05 October 2008

My Sister

It's hard for me to think about Connie without tears. It has been just thirty years since she died, but I still miss her terribly. She was my role model, my ideal.






She was 17 when I was born. She graduated from high school a month after my birth, and went off to Alfred University (the school of Ceramic Design) that fall. She was a bit overwhelmed at Alfred, and thought she didn't have the talent needed to compete with the more sophisticated students from NY city (she was wrong).







The summer after her freshman year, she took some courses at Cornell, and transferred to what was then Buffalo State Teachers' College. (The University of Buffalo was private then and had not yet become part of SUNY, and there was a separate state school just for teachers.) She majored in Home Economics.



She put herself through school by working as what we'd now call an au pair, living with dentist's family in Buffalo. She graduated in 1950.


That fall, she started teaching, and just taught home economics for one year. She and Bob married in August of 1951. Bob had started school at Cornell before the war and had finished up his degree in Agricultural Engineering in 1948 once the war was over. I believe he served in the European theater, I think with General Patton's tank corps.







Once they married, they moved into the big house on the farm that Bob had just bought. I remember when they first moved in that the place was a disaster. It had been lived in by some bachelor hired men, and was a real mess.

Milli arrived about 11 months after the wedding, and the boys arrived at regular intervals after that. Connie was pretty busy being a mother and helping to keep the books for the farm and keep Bob and the hired men fed. When Grant, the fifth and youngest, was about three, our mother, who had retired, came to the farm to help out, and Connie went back to teaching, this time teaching art. She didn't have the proper credentials, but she took classes at RIT in Rochester at night and got the certification she needed.


Outside of the farm and the kids and teaching, she was a force to be reckoned with. She sang in the choir at church, and got lots of laughs as a member of a ridiculous vocal group called "The Lee Sisters." They were Ug-lee, Ghast-lee, and Beast-lee. The accompanist was Marian Dud-lee.

I remember the first time I saw them perform. I was home from college and went to a fireman's show at the school, with local talent doing silly things (it was a replacement for the politically incorrect minstrel shows that they had done for many years). I had no idea that they even had a group, much less that they were coming on stage. Out came three women in fright wigs and strange makeup, singing songs about being pregnant and about udder supports for cows. They were hilarious. They sang at events all over the county, much like my high school trio had done -- farm bureau banquets and the like.

Apparently she sang in high school and I think was in her senior play. Of course, I wasn't around, so I only have memories from long ago of things I heard as a child. She played a little piano, although not as much as mom and I did. She played cornet in the high school band, too, I think.

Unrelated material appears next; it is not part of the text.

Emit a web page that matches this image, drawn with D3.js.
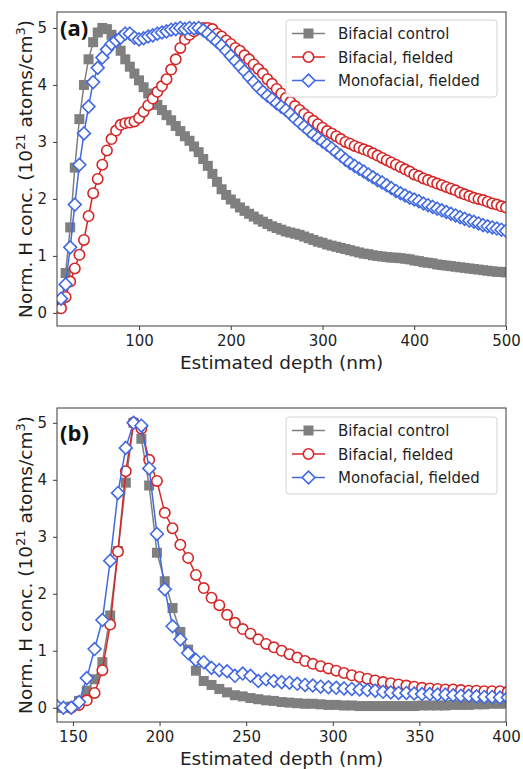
<!DOCTYPE html>
<html>
<head>
<meta charset="utf-8">
<script src="https://cdn.jsdelivr.net/npm/d3@7"></script>
<style>
  html, body { margin: 0; padding: 0; background: #fff; }
  svg { display: block; font-family: "DejaVu Sans", sans-serif; }
</style>
</head>
<body>
<svg id="chart" width="523" height="769"></svg>
<script>
// ---- Panel (a): SIMS hydrogen profiles, 0-500 nm ----
const depthA = [
  15, 20, 25, 30, 35, 40, 45, 50, 55, 60,
  65, 70, 75, 80, 85, 90, 95, 100, 105, 110,
  115, 120, 125, 130, 135, 140, 145, 150, 155, 160,
  165, 170, 175, 180, 185, 190, 195, 200, 205, 210,
  215, 220, 225, 230, 235, 240, 245, 250, 255, 260,
  265, 270, 275, 280, 285, 290, 295, 300, 305, 310,
  315, 320, 325, 330, 335, 340, 345, 350, 355, 360,
  365, 370, 375, 380, 385, 390, 395, 400, 405, 410,
  415, 420, 425, 430, 435, 440, 445, 450, 455, 460,
  465, 470, 475, 480, 485, 490, 495, 500
];
const controlA = [
  0.1, 0.7, 1.5, 2.55, 3.4, 4.0, 4.45, 4.75, 4.92, 5.0,
  4.98, 4.88, 4.75, 4.6, 4.45, 4.32, 4.2, 4.08, 3.96, 3.85,
  3.74, 3.65, 3.56, 3.47, 3.38, 3.28, 3.19, 3.1, 3.02, 2.92,
  2.82, 2.7, 2.58, 2.44, 2.3, 2.17, 2.07, 1.99, 1.92, 1.85,
  1.79, 1.74, 1.69, 1.64, 1.6, 1.56, 1.52, 1.49, 1.46, 1.43,
  1.41, 1.39, 1.37, 1.34, 1.31, 1.28, 1.25, 1.23, 1.2, 1.18,
  1.16, 1.14, 1.12, 1.1, 1.08, 1.06, 1.04, 1.03, 1.01, 1.0,
  0.99, 0.98, 0.97, 0.97, 0.96, 0.95, 0.94, 0.92, 0.91, 0.89,
  0.88, 0.87, 0.85, 0.84, 0.83, 0.82, 0.81, 0.8, 0.79, 0.78,
  0.77, 0.76, 0.75, 0.74, 0.73, 0.72, 0.72, 0.71
];
const bifacialA = [
  0.08, 0.28, 0.55, 0.78, 1.02, 1.28, 1.7, 2.1, 2.35, 2.6,
  2.85, 3.05, 3.2, 3.3, 3.33, 3.34, 3.36, 3.42, 3.53, 3.64,
  3.76, 3.88, 3.98, 4.1, 4.27, 4.45, 4.65, 4.8, 4.88, 4.94,
  4.98, 5.0, 5.0, 4.98, 4.9, 4.85, 4.78, 4.72, 4.65, 4.6,
  4.52, 4.45, 4.36, 4.28, 4.2, 4.1, 4.02, 3.93, 3.85, 3.77,
  3.7, 3.63, 3.56, 3.49, 3.43, 3.37, 3.31, 3.25, 3.19, 3.15,
  3.1, 3.05, 3.0, 2.97, 2.93, 2.9, 2.87, 2.84, 2.8, 2.76,
  2.72, 2.68, 2.64, 2.6, 2.56, 2.52, 2.48, 2.43, 2.4, 2.36,
  2.33, 2.3, 2.27, 2.24, 2.21, 2.18, 2.15, 2.11, 2.08, 2.05,
  2.02, 2.0, 1.98, 1.95, 1.92, 1.9, 1.87, 1.85
];
const monofacialA = [
  0.25, 0.5, 1.15, 1.9, 2.6, 3.15, 3.62, 4.05, 4.3, 4.48,
  4.62, 4.72, 4.78, 4.83, 4.9, 4.9, 4.83, 4.8, 4.82, 4.85,
  4.87, 4.9, 4.92, 4.94, 4.97, 4.98, 5.0, 4.98, 5.0, 4.99,
  5.0, 4.96, 4.9, 4.83, 4.76, 4.69, 4.6, 4.51, 4.42, 4.33,
  4.24, 4.14, 4.05, 3.96, 3.88, 3.81, 3.75, 3.68, 3.62, 3.56,
  3.49, 3.41, 3.34, 3.27, 3.2, 3.13, 3.07, 3.01, 2.95, 2.89,
  2.82, 2.76, 2.69, 2.63, 2.58, 2.53, 2.48, 2.43, 2.38, 2.33,
  2.29, 2.24, 2.19, 2.14, 2.1, 2.06, 2.02, 1.99, 1.96, 1.92,
  1.89, 1.86, 1.83, 1.8, 1.77, 1.74, 1.71, 1.68, 1.65, 1.62,
  1.6, 1.57, 1.54, 1.52, 1.5, 1.48, 1.46, 1.44
];

// ---- Panel (b): aligned profiles, 140-400 nm ----
const depthB = [
  140, 144.5, 149, 153.5, 158, 162.5, 167, 171.5, 176, 180.5,
  185, 189.5, 194, 198.5, 203, 207.5, 212, 216.5, 221, 225.5,
  230, 234.5, 239, 243.5, 248, 252.5, 257, 261.5, 266, 270.5,
  275, 279.5, 284, 288.5, 293, 297.5, 302, 306.5, 311, 315.5,
  320, 324.5, 329, 333.5, 338, 342.5, 347, 351.5, 356, 360.5,
  365, 369.5, 374, 378.5, 383, 387.5, 392, 396.5, 401
];
const controlB = [
  0.0, 0.0, 0.02, 0.12, 0.3, 0.5, 0.8, 1.62, 2.75, 3.95,
  5.0, 4.72, 3.9, 2.72, 2.22, 1.75, 1.33, 1.02, 0.65, 0.47,
  0.4, 0.33, 0.27, 0.22, 0.2, 0.17, 0.15, 0.13, 0.12, 0.1,
  0.09, 0.08, 0.07, 0.07, 0.06, 0.05, 0.05, 0.04, 0.04, 0.03,
  0.03, 0.03, 0.03, 0.03, 0.03, 0.03, 0.03, 0.04, 0.04, 0.04,
  0.04, 0.05, 0.05, 0.05, 0.06, 0.06, 0.07, 0.07, 0.08
];
const bifacialB = [
  null, null, 0.0, 0.05, 0.13, 0.26, 0.66, 1.46, 2.74, 4.15,
  5.0, 4.9, 4.35, 3.98, 3.42, 3.15, 2.86, 2.63, 2.33, 2.1,
  1.93, 1.8, 1.63, 1.49, 1.38, 1.3, 1.2, 1.12, 1.06, 1.0,
  0.94, 0.88, 0.82, 0.77, 0.73, 0.69, 0.65, 0.61, 0.57, 0.54,
  0.51, 0.48, 0.45, 0.43, 0.41, 0.39, 0.37, 0.35, 0.34, 0.33,
  0.32, 0.32, 0.31, 0.3, 0.3, 0.29, 0.29, 0.29, 0.28
];
const monofacialB = [
  0.05, 0.0, 0.0, 0.1, 0.52, 1.03, 1.54, 2.58, 3.77, 4.56,
  5.0, 4.95, 4.2, 3.05, 2.08, 1.43, 1.2, 0.96, 0.84, 0.8,
  0.7, 0.66, 0.64, 0.56, 0.6, 0.56, 0.47, 0.5, 0.47, 0.45,
  0.44, 0.42, 0.4, 0.39, 0.37, 0.36, 0.35, 0.34, 0.33, 0.32,
  0.31, 0.3, 0.28, 0.27, 0.26, 0.26, 0.25, 0.24, 0.24, 0.23,
  0.23, 0.22, 0.21, 0.21, 0.2, 0.19, 0.19, 0.18, 0.18
];

const seriesLabels = ["Bifacial control", "Bifacial, fielded", "Monofacial, fielded"];
const xTicksA = [100, 200, 300, 400, 500];
const xTicksB = [150, 200, 250, 300, 350, 400];
const yTicks = [0, 1, 2, 3, 4, 5];

const styles = [
  { color: "#7f7f7f", marker: "square" },
  { color: "#d62728", marker: "circle" },
  { color: "#4169e1", marker: "diamond" }
];

const svg = d3.select("#chart");
const TEXT = "#1f1f1f";
const SPINE = "#3a3a3a";

function drawMarker(g, type, color, cx, cy) {
  if (type === "square") {
    const s = 10;
    g.append("rect").attr("x", cx - s / 2).attr("y", cy - s / 2)
      .attr("width", s).attr("height", s).attr("fill", color);
  } else if (type === "circle") {
    g.append("circle").attr("cx", cx).attr("cy", cy).attr("r", 5.2)
      .attr("fill", "#fff").attr("stroke", color).attr("stroke-width", 1.6);
  } else {
    const h = 6.4;
    g.append("path")
      .attr("d", `M${cx},${cy - h}L${cx + h},${cy}L${cx},${cy + h}L${cx - h},${cy}Z`)
      .attr("fill", "#fff").attr("stroke", color).attr("stroke-width", 1.6);
  }
}

function drawPanel(cfg, idx) {
  const left = 57, right = 506;
  const x = d3.scaleLinear().domain(cfg.xDomain).range([left, right]);
  const y = d3.scaleLinear().domain(cfg.yDomain).range([cfg.bottom, cfg.top]);
  const g = svg.append("g");

  const clipId = "clip" + idx;
  svg.append("clipPath").attr("id", clipId).append("rect")
    .attr("x", left).attr("y", cfg.top)
    .attr("width", right - left).attr("height", cfg.bottom - cfg.top);

  const plot = g.append("g").attr("clip-path", `url(#${clipId})`);
  const line = d3.line()
    .defined((d) => d[1] !== null)
    .x((d) => x(d[0])).y((d) => y(d[1]));

  cfg.series.forEach((vals, i) => {
    const st = styles[i];
    const pts = cfg.depth.map((d, k) => [d, vals[k]]);
    const sg = plot.append("g");
    sg.append("path").datum(pts).attr("d", line)
      .attr("fill", "none").attr("stroke", st.color).attr("stroke-width", 1.5);
    pts.filter((p) => p[1] !== null)
      .forEach((p) => drawMarker(sg, st.marker, st.color, x(p[0]), y(p[1])));
  });

  // axes
  const xAxis = d3.axisBottom(x).tickValues(cfg.xTicks).tickFormat(d3.format("d"))
    .tickSize(4).tickPadding(5.5);
  const yAxis = d3.axisLeft(y).tickValues(yTicks).tickFormat(d3.format("d"))
    .tickSize(4).tickPadding(6);
  const gx = g.append("g").attr("transform", `translate(0,${cfg.bottom})`).call(xAxis);
  const gy = g.append("g").attr("transform", `translate(${left},0)`).call(yAxis);
  [gx, gy].forEach((a) => {
    a.select(".domain").remove();
    a.selectAll("line").attr("stroke", SPINE).attr("stroke-width", 1);
    a.selectAll("text").attr("fill", TEXT).attr("font-size", 15)
      .attr("font-family", "DejaVu Sans, sans-serif");
  });

  // frame
  g.append("rect").attr("x", left).attr("y", cfg.top)
    .attr("width", right - left).attr("height", cfg.bottom - cfg.top)
    .attr("fill", "none").attr("stroke", SPINE).attr("stroke-width", 1);

  // axis titles
  g.append("text").attr("x", (left + right) / 2).attr("y", cfg.bottom + 43)
    .attr("text-anchor", "middle").attr("font-size", 18.5).attr("fill", TEXT)
    .text("Estimated depth (nm)");
  const yl = g.append("text")
    .attr("transform", `translate(32,${(cfg.top + cfg.bottom) / 2}) rotate(-90)`)
    .attr("text-anchor", "middle").attr("font-size", 18.5).attr("fill", TEXT);
  yl.append("tspan").text("Norm. H conc. (10");
  yl.append("tspan").attr("dy", -7).attr("font-size", 13).text("21");
  yl.append("tspan").attr("dy", 7).text(" atoms/cm");
  yl.append("tspan").attr("dy", -7).attr("font-size", 13).text("3");
  yl.append("tspan").attr("dy", 7).text(")");

  // panel tag
  g.append("text").attr("x", 60).attr("y", cfg.top + cfg.tagDy)
    .attr("font-family", "Open Sans, sans-serif").attr("font-weight", 700)
    .attr("font-size", 22).attr("fill", "#111").text(cfg.tag);

  // legend
  const lg = g.append("g");
  const lt = cfg.top + cfg.legendDy;
  lg.append("rect").attr("x", 286).attr("y", lt).attr("width", 211).attr("height", 77)
    .attr("rx", 3).attr("fill", "#fff").attr("fill-opacity", 0.85)
    .attr("stroke", "#d4d4d4").attr("stroke-width", 1);
  seriesLabels.forEach((name, i) => {
    const cy = lt + 13.5 + i * 23.5;
    lg.append("line").attr("x1", 292).attr("x2", 325).attr("y1", cy).attr("y2", cy)
      .attr("stroke", styles[i].color).attr("stroke-width", 1.5);
    drawMarker(lg, styles[i].marker, styles[i].color, 308.5, cy);
    lg.append("text").attr("x", 338).attr("y", cy + 5.5).attr("font-size", 15)
      .attr("fill", TEXT).text(name);
  });
}

drawPanel({
  top: 12, bottom: 326,
  xDomain: [10.6, 500], yDomain: [-0.23, 5.28],
  xTicks: xTicksA, depth: depthA,
  series: [controlA, bifacialA, monofacialA],
  tag: "(a)", tagDy: 24, legendDy: 8
}, 0);

drawPanel({
  top: 408, bottom: 722,
  xDomain: [140.8, 400], yDomain: [-0.25, 5.26],
  xTicks: xTicksB, depth: depthB,
  series: [controlB, bifacialB, monofacialB],
  tag: "(b)", tagDy: 33, legendDy: 9
}, 1);
</script>
</body>
</html>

Connie was very active in the county Farm Bureau. She was also instrumental in getting zoning laws for the Town -- they hadn't existed before. She pretty much steamrolled that into happening.

I don't know how she managed it all, trying to raise five kids and being so involved in the community. Somehow, she managed, despite the frustrations of not being able to be perfect at everything. She was not the greatest housekeeper (it runs in the family -- my house is always a disaster, too -- but she had five kids; I have no excuse). She would, like me, start projects that somehow didn't always get finished, and there were always too many books around (same here).

She also had the family photography and gadget bug -- with good cameras being proud possessions. I think that, had she lived, she would have been as crazy about computer technology and the assorted related gadgets as I am. We both inherited that from our father's side of the family -- the more gadgets the better.


She was a great cook (so was our mother). She also had some health-food obsessions. I used to hate eating breakfast at her house, because I was forced to drink mass quantities of brewer's yeast in a tall glass of orange juice. I still gag at the memory of how awful it was.

I think that she decided (like me) that an interesting life, raising your children well, improving your mind, pursuing your bliss and surrounding yourself with worthwhile people were more important that a clean house and a tidy life.

Before she died, she said something that I've tried to keep as my mantra. "This isn't fair. But nobody said life was fair. As I look back on my life, I can say that I loved every single minute of it." I want to be able to say that when my time comes.

She lived life to the fullest. She was a fascinating woman with an excellent mind, many talents and unlimited energies. She produced five fabulous children from the happiest marriage I've ever seen. I am proud to be her sister.